The oldest boy in school, Charley Someone (whose other name escapes me) was eighteen. He had taken no part in the revolution. As the desks were built for the occupancy of two scholars, Mr. Longfellow asked Charley if he would sit by me, for I was a little dunce in Arithmetic. I surmise that it may have been the first time that Charley had ever been assigned to such a responsibility. He made a big thing of it. Doubtless he might have resented the task of tutoring, or even of being seen with, some fifteen-year-old lunkhead, but he had a sound, unashamed interest in the welfare of a small boy.
This same attitude is noticeable in a henhouse. You put ten hens in one chicken run and immediately the hen who is to take priority sets to work at proving it.

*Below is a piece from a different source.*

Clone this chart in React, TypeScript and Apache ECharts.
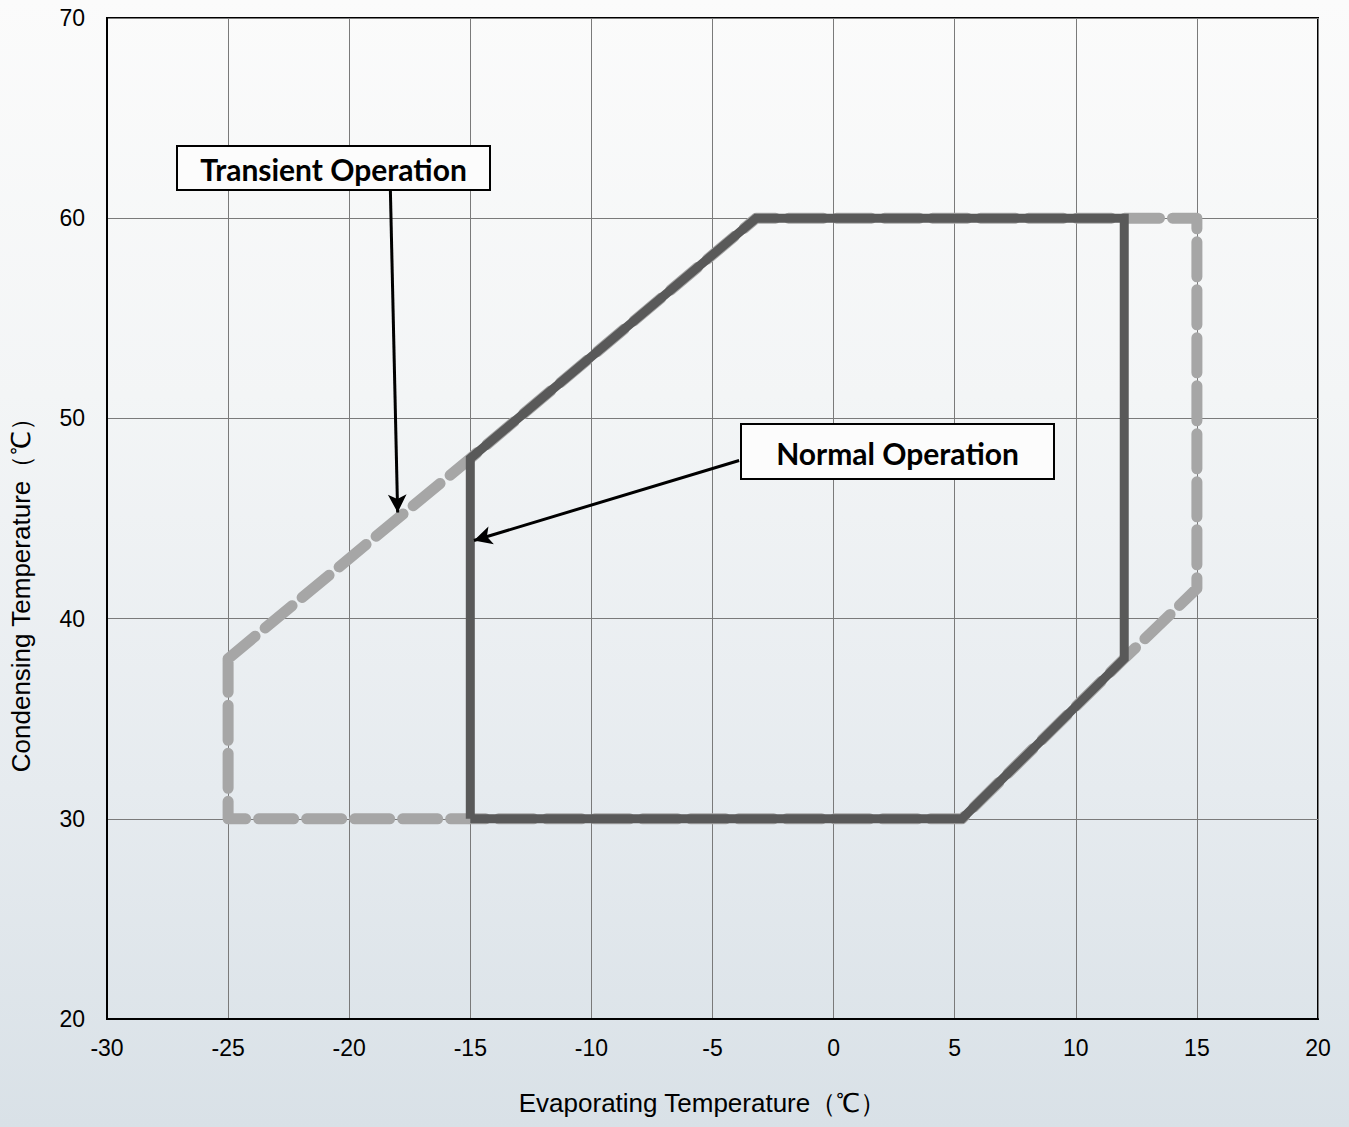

In a day’s time, every hen knows her own relation to the others. Hen No. 1 can peck any hen in the flock. No. 2 can peck all but No. 1. No. 3 can peck all but 1 and 2.
It will be too promptly surmised that Hen No. 10 has let herself in for a very unhappy career, with all the other hens authorized to peck her. This, however, is not the case. Hen No. 1, while armed with authority to peck Nos. 2, 3, 4, 5, and the others, is on excellent terms with Hen No. 10; never thinks of pecking her; will defend her if No. 8 and No. 9 are too belligerent; will sometimes call her attention to a crippled bug that she herself doesn’t fancy.
Same thing goes for the whole social structure. Mrs. Upsofar can and does peck Mrs. Gotrocks and snubs the Plush sisters, but she invites Bridget O’Hooligan, who used to be her cook, to come up to her boudoir for a dish of tea. Yes, and Mr. Upsofar coldly brushes off Mr. Comelately, who wants to talk to him in the lounge car of the nine-o’clock commuters’ train, but encourages George, the porter, to talk about his daughter Dinah’s new baby.
As I was saying, Charley took me under his wing and taught me how to figure percentages, even at the expense of giving up recess time.